Figure 1. Detecting surface electron spin ensembles using a scanning magnetometer composed of a single nitrogen-vacancy (NV) spin.

Figure 1

(a): Schematic of the experiment. The NV spin resides in a nanopillar fabricated on a diamond scanning platform, with distance d from the sample surface. The angle between the normal direction of the surface and the quantization axis of the NV spin θ is imposed by crystallographic directions. The NV spin is optically initialized and read out from above. A nearby antenna is used to apply microwave pulses to manipulate the NV spin state coherently. The diamond sample contains a mesa that is 200 nm in diameter and 50 nm in height, with paramagnetic impurities on the surface.
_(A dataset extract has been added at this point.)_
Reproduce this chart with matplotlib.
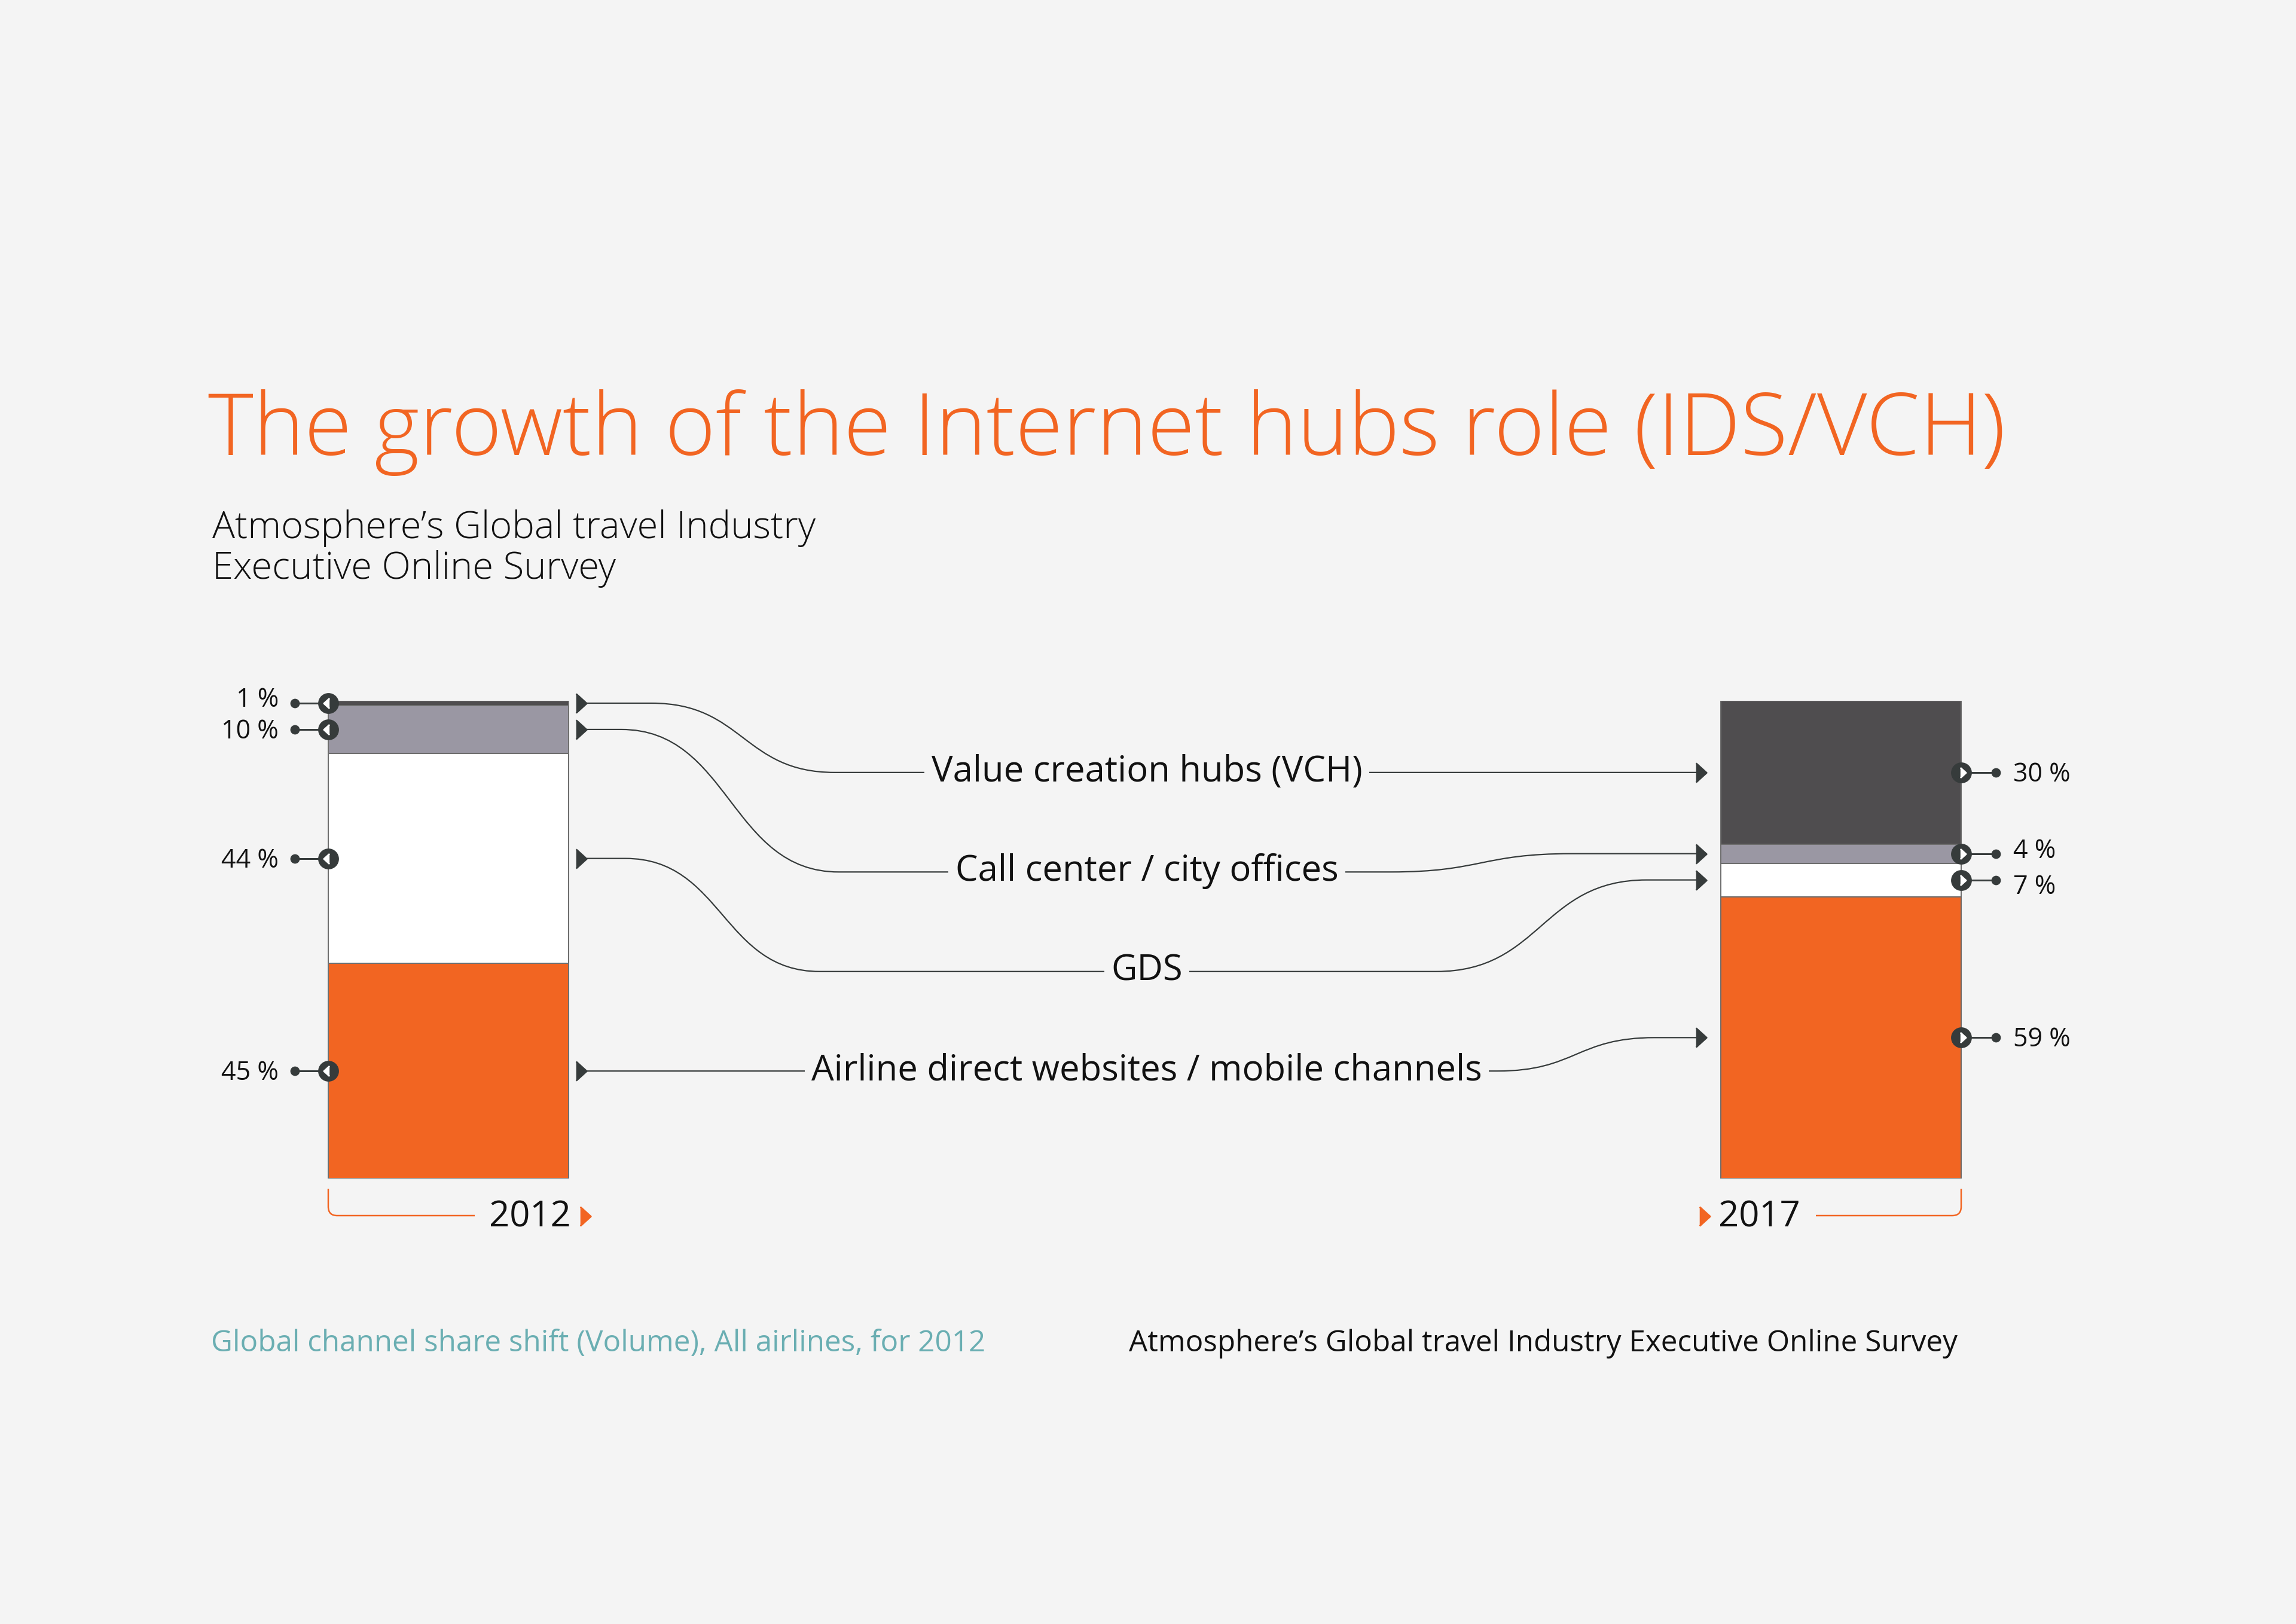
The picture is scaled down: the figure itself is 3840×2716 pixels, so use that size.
import numpy as np
import matplotlib.pyplot as plt
from matplotlib.path import Path
from matplotlib.patches import PathPatch

# data
years = ["2012", "2017"]
channels = ["Airline direct websites / mobile channels", "GDS",
            "Call center / city offices", "Value creation hubs (VCH)"]
share_2012 = [45, 44, 10, 1]
share_2017 = [59, 7, 4, 30]
seg_colors = ["#f26522", "#ffffff", "#9a97a3", "#4f4d4f"]

title = "The growth of the Internet hubs role (IDS/VCH)"
subtitle = ["Atmosphere\u2019s Global travel Industry", "Executive Online Survey"]
foot_left = "Global channel share shift (Volume), All airlines, for 2012"
foot_right = "Atmosphere\u2019s Global travel Industry Executive Online Survey"

W, H, DPI = 3840, 2716, 200
BG = "#f4f4f4"
DARK = "#363b3b"
ORANGE = "#f26522"
FONT = "Open Sans"

bar_left = [549, 2878]
bar_w = 402
bar_top, bar_bot = 1172, 1971


def pt(px):
    return px * 72.0 / DPI


fig = plt.figure(figsize=(W / DPI, H / DPI), dpi=DPI, facecolor=BG)
ax = fig.add_axes([0, 0, 1, 1])
ax.set_xlim(0, W)
ax.set_ylim(H, 0)
ax.axis('off')
bx = fig.add_axes([0, (H - bar_bot) / H, 1, (bar_bot - bar_top) / H])
bx.set_xlim(0, W)
bx.set_ylim(0, 100)
bx.axis('off')

# stacked bars
centers = []
for xl, vals in zip(bar_left, [share_2012, share_2017]):
    vals = np.array(vals, dtype=float)
    bottoms = np.concatenate([[0], np.cumsum(vals)[:-1]])
    bx.bar([xl + bar_w / 2] * len(vals), vals, bottom=bottoms, width=bar_w,
           color=seg_colors, edgecolor="#6e6e6e", linewidth=pt(2), zorder=2)
    centers.append(bottoms + vals / 2)
c12, c17 = centers

tri_l = [(0.55, -1), (-0.55, 0), (0.55, 1)]
tri_r = [(-0.55, -1), (0.55, 0), (-0.55, 1)]

# value markers on the outer sides
nudge_12 = [0, 0, 0, 1.1]
nudge_17 = [0, -1.1, 0.9, 0]
for side in range(2):
    cs = c12 if side == 0 else c17
    vals = share_2012 if side == 0 else share_2017
    nud = nudge_12 if side == 0 else nudge_17
    edge = bar_left[0] if side == 0 else bar_left[1] + bar_w
    dot = edge - 56 if side == 0 else edge + 58
    for c, v, n in zip(cs, vals, nud):
        bx.plot([dot, edge], [c, c], color=DARK, lw=pt(3), zorder=4, clip_on=False)
        bx.plot(dot, c, 'o', ms=pt(13), color=DARK, zorder=4, clip_on=False)
        bx.plot(edge, c, 'o', ms=pt(32), color=DARK, zorder=5, clip_on=False)
        bx.plot(edge - 3 if side == 0 else edge + 3, c,
                marker=tri_l if side == 0 else tri_r, ms=pt(17),
                color='white', zorder=6, clip_on=False)
        if side == 0:
            bx.annotate(f"{v} %", (dot - 27, c + n), xytext=(0, -pt(15)),
                        textcoords='offset points', ha='right', va='baseline',
                        fontsize=15.5, family=FONT, color='#111111',
                        annotation_clip=False)
        else:
            bx.annotate(f"{v} %", (dot + 29, c + n), xytext=(0, -pt(15)),
                        textcoords='offset points', ha='left', va='baseline',
                        fontsize=15.5, family=FONT, color='#111111',
                        annotation_clip=False)

# connectors between the two bars
row_y = np.linspace(c17[3], c12[0], 4)
order = [3, 2, 1, 0]
left_curve = [(1090, 1396), (1039, 1403), (1046, 1371), (1060, 1330)]
right_curve = [(2400, 2700), (2326, 2629), (2402, 2754), (2504, 2768)]
x_start, x_end = 982, 2840
text_x = 1918


def s_curve(x0, y0, x1, y1):
    k = 0.5 * (x1 - x0)
    return [(x0 + k, y0), (x1 - k, y1), (x1, y1)]


for r, k in enumerate(order):
    y0, ym, y1 = c12[k], row_y[r], c17[k]
    (a0, a1), (b0, b1) = left_curve[r], right_curve[r]
    verts = [(x_start, y0), (a0, y0)] + s_curve(a0, y0, a1, ym) + [(b0, ym)] \
        + s_curve(b0, ym, b1, y1) + [(x_end, y1)]
    codes = [Path.MOVETO, Path.LINETO, Path.CURVE4, Path.CURVE4, Path.CURVE4,
             Path.LINETO, Path.CURVE4, Path.CURVE4, Path.CURVE4, Path.LINETO]
    bx.add_patch(PathPatch(Path(verts, codes), fc='none', ec=DARK, lw=pt(2.2),
                           zorder=3, clip_on=False))
    bx.plot(972, y0, marker=tri_r, ms=pt(32), color=DARK, zorder=4, clip_on=False)
    bx.plot(2845, y1, marker=tri_r, ms=pt(32), color=DARK, zorder=4, clip_on=False)
    bx.annotate(channels[k], (text_x, ym), xytext=(0, -pt(15)),
                textcoords='offset points', ha='center', va='baseline',
                fontsize=21.5, family=FONT, color='#111111', zorder=5,
                bbox=dict(fc=BG, ec='none', pad=4))

# titles
ax.text(348, 761, title, fontsize=52, family=FONT, fontweight='light',
        color=ORANGE, ha='left', va='baseline')
for i, line in enumerate(subtitle):
    ax.text(355, 900 + 68 * i, line, fontsize=22.8, family=FONT, fontweight='light',
            color='#111111', ha='left', va='baseline')

# year labels with brackets
ax.text(955, 2052, years[0], fontsize=21.5, family=FONT, ha='right', va='baseline',
        color='#111111')
ax.plot(979, 2034, marker=tri_r, ms=pt(32), color=ORANGE)
ax.text(2874, 2052, years[1], fontsize=21.5, family=FONT, ha='left', va='baseline',
        color='#111111')
ax.plot(2851, 2034, marker=tri_r, ms=pt(32), color=ORANGE)

xl = bar_left[0]
xr = bar_left[1] + bar_w
br_l = Path([(xl, 1988), (xl, 2018), (xl, 2033), (xl + 15, 2033), (794, 2033)],
            [Path.MOVETO, Path.LINETO, Path.CURVE3, Path.CURVE3, Path.LINETO])
br_r = Path([(3037, 2033), (xr - 15, 2033), (xr, 2033), (xr, 2018), (xr, 1988)],
            [Path.MOVETO, Path.LINETO, Path.CURVE3, Path.CURVE3, Path.LINETO])
for p in (br_l, br_r):
    ax.add_patch(PathPatch(p, fc='none', ec=ORANGE, lw=pt(2.5)))

# footer
ax.text(353, 2260, foot_left, fontsize=17.8, family=FONT, color='#6aaeb2',
        ha='left', va='baseline')
ax.text(1888, 2260, foot_right, fontsize=17.8, family=FONT, color='#111111',
        ha='left', va='baseline')

fig.savefig("out.png", dpi=DPI, facecolor=BG)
The NV spin is decohered by both the surface spins on the nanopillar and on the sample. (b): Hahn-echo experimental protocol (with evolution time t = 2τ). (c): Measurements of the NV spin state (ms = 0) in the scanning nanopillar after application of the experimental protocol in b, showing strong reduction of NV spin coherence when the nanopillar is in contact with the sample compared with it retracted 4 μm from the surface of the sample27. The blue solid line shows the stretched exponential fit with Gaussian shaped peaks for the collapses and revivals from nearby 13C nuclear spins. The blue dotted dash line and the green solid line show the fits to the spin bath model as described in the text.